WHAT TO WORK ON: Copy each line below that contains "diagram".

RECORD LIST:
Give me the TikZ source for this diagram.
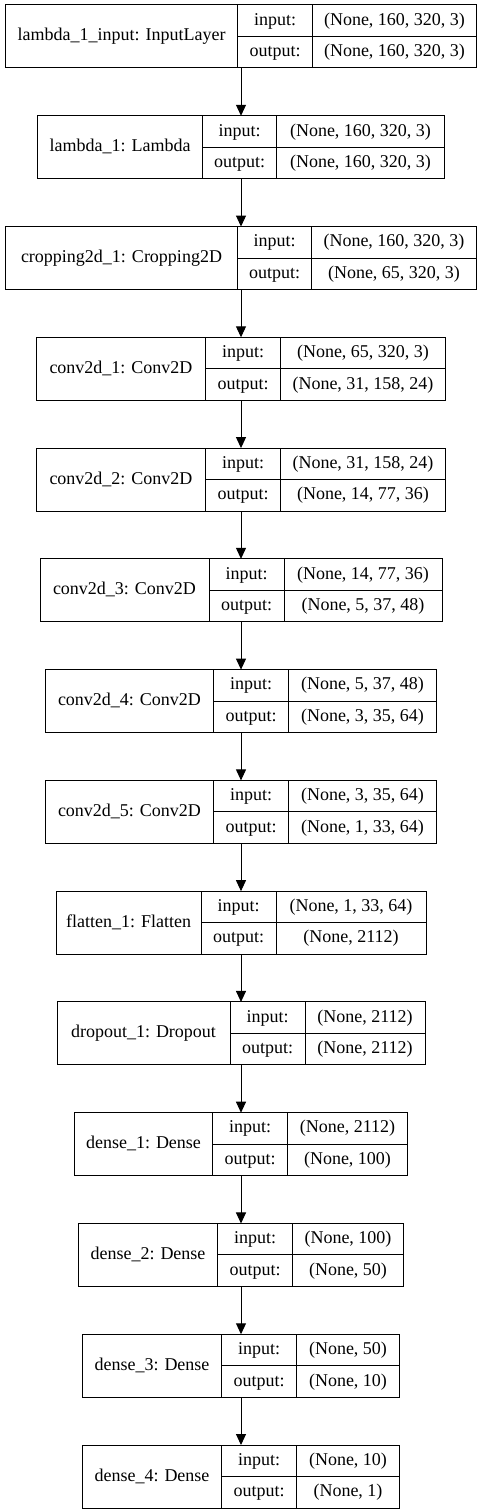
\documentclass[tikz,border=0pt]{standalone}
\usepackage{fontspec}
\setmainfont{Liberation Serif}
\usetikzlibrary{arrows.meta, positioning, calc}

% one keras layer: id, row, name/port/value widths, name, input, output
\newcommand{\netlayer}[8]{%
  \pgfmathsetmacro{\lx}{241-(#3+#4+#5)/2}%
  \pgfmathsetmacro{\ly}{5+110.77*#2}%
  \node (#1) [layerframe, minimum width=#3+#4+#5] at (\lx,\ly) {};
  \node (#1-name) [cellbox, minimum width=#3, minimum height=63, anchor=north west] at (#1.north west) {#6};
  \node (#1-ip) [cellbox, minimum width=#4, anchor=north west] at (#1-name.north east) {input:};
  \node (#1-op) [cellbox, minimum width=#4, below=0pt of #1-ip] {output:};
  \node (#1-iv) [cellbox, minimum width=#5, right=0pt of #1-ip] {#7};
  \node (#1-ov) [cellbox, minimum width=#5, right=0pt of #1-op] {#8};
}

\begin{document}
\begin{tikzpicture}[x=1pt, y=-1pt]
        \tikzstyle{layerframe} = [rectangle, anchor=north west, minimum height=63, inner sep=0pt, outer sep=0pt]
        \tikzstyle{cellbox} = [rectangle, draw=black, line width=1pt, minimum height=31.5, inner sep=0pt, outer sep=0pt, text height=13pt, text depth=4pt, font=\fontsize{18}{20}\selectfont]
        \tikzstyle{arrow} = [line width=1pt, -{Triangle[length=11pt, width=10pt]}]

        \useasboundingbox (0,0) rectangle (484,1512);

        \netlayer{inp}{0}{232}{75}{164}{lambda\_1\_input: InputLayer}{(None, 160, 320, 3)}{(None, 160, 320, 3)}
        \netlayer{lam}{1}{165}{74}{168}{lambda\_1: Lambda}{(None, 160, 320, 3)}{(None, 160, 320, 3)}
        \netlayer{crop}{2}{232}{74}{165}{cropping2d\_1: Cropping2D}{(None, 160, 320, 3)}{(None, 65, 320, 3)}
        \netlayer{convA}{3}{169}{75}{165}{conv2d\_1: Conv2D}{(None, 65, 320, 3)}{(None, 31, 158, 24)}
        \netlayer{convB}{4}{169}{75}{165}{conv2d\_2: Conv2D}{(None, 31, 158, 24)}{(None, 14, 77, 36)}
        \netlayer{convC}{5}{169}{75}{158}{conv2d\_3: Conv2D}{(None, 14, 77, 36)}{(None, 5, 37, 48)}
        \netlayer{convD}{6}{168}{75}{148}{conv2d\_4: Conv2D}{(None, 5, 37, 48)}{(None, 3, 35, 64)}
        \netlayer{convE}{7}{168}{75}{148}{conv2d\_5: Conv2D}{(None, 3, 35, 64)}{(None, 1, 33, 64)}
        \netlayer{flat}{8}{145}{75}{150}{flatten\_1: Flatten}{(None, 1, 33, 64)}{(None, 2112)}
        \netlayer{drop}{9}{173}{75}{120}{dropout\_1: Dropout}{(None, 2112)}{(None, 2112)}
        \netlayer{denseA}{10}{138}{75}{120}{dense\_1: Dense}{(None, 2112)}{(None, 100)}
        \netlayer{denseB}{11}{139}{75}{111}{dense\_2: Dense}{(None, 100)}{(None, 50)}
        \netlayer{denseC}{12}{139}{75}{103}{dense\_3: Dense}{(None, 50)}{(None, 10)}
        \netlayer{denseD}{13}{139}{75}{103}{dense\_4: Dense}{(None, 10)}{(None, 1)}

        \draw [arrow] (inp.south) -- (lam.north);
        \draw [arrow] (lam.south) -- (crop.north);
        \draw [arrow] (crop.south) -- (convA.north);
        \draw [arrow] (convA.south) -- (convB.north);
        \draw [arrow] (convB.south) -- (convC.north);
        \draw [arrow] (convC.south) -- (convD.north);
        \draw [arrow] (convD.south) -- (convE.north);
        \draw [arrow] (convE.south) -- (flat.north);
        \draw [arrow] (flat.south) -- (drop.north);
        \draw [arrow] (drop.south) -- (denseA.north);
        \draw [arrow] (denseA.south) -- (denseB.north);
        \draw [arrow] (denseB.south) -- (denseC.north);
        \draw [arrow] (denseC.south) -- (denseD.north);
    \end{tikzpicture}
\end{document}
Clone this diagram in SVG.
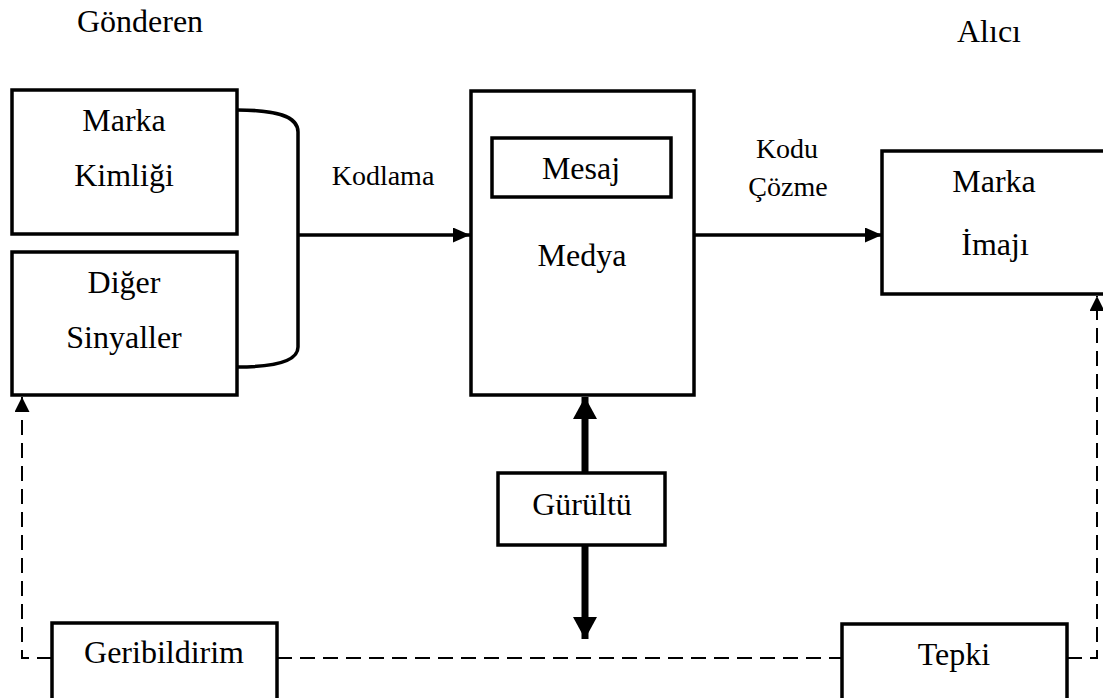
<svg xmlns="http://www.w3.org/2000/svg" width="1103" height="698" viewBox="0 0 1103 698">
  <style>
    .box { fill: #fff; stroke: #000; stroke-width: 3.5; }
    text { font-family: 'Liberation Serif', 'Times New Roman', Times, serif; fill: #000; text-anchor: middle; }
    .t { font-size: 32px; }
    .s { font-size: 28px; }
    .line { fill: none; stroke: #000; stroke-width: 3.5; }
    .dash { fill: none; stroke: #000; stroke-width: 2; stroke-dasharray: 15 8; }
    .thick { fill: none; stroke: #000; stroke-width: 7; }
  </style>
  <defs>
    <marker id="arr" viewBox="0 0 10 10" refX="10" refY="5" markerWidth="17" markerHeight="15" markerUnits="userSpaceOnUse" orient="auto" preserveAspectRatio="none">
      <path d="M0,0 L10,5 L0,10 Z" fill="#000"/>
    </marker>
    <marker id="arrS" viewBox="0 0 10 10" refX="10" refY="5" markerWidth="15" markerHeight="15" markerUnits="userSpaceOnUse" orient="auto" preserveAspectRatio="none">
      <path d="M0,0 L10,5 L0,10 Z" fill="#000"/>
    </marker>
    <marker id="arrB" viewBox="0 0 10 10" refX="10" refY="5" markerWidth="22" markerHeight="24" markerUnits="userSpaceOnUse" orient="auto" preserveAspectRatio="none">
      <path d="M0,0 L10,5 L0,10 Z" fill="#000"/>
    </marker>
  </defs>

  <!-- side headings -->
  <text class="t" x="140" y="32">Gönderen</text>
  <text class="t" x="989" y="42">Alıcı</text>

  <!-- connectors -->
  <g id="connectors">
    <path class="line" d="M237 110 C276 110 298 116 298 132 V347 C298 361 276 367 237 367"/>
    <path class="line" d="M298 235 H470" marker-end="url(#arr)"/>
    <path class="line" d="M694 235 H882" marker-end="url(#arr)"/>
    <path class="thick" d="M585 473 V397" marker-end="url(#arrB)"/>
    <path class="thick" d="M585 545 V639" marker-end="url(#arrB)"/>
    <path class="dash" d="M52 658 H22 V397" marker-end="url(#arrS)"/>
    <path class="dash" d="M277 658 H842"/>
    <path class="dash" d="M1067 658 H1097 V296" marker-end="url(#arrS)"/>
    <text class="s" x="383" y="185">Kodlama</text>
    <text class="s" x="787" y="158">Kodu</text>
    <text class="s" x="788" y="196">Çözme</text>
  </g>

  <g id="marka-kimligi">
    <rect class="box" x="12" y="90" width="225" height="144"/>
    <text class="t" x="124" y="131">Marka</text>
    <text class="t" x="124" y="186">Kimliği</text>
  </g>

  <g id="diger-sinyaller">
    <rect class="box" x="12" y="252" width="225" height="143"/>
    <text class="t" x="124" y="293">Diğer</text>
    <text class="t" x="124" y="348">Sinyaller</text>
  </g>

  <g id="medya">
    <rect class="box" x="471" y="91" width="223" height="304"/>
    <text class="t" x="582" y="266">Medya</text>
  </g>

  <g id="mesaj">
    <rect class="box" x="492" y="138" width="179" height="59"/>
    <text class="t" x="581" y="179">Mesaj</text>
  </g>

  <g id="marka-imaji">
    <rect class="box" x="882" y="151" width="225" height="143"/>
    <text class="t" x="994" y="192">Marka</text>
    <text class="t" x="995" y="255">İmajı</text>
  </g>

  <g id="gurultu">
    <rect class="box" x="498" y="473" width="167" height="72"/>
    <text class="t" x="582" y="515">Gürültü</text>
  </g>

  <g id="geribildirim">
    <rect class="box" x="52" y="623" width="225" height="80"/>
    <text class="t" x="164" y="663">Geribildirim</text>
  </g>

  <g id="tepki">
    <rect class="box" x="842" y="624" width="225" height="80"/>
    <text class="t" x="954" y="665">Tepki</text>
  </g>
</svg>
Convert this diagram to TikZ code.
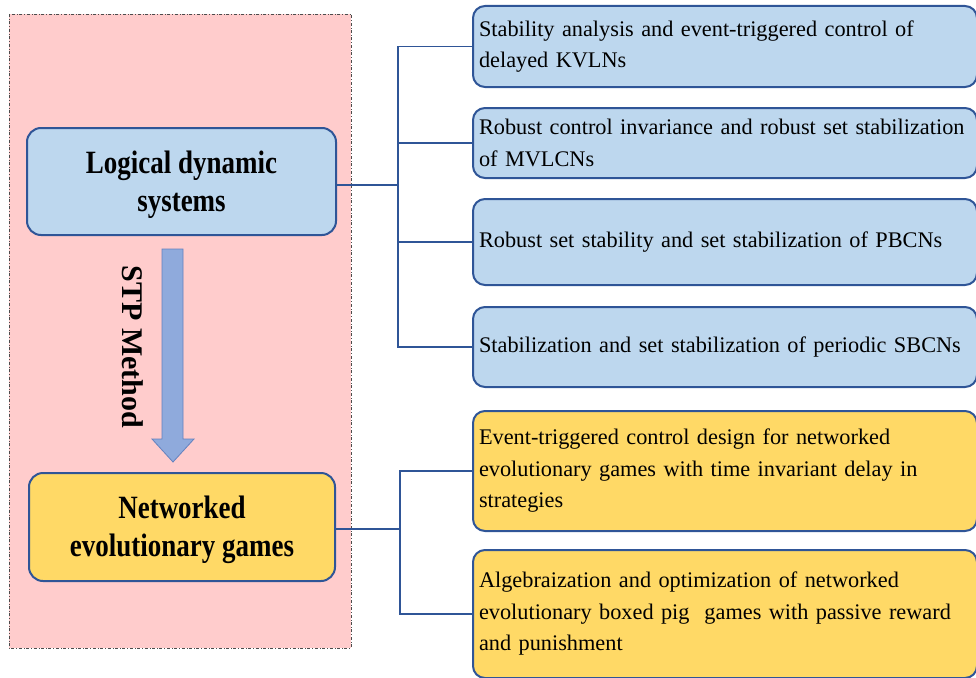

FULL RESPONSE:
Give me the TikZ source for this diagram.
Clone this diagram in SVG.
Convert this diagram to TikZ code.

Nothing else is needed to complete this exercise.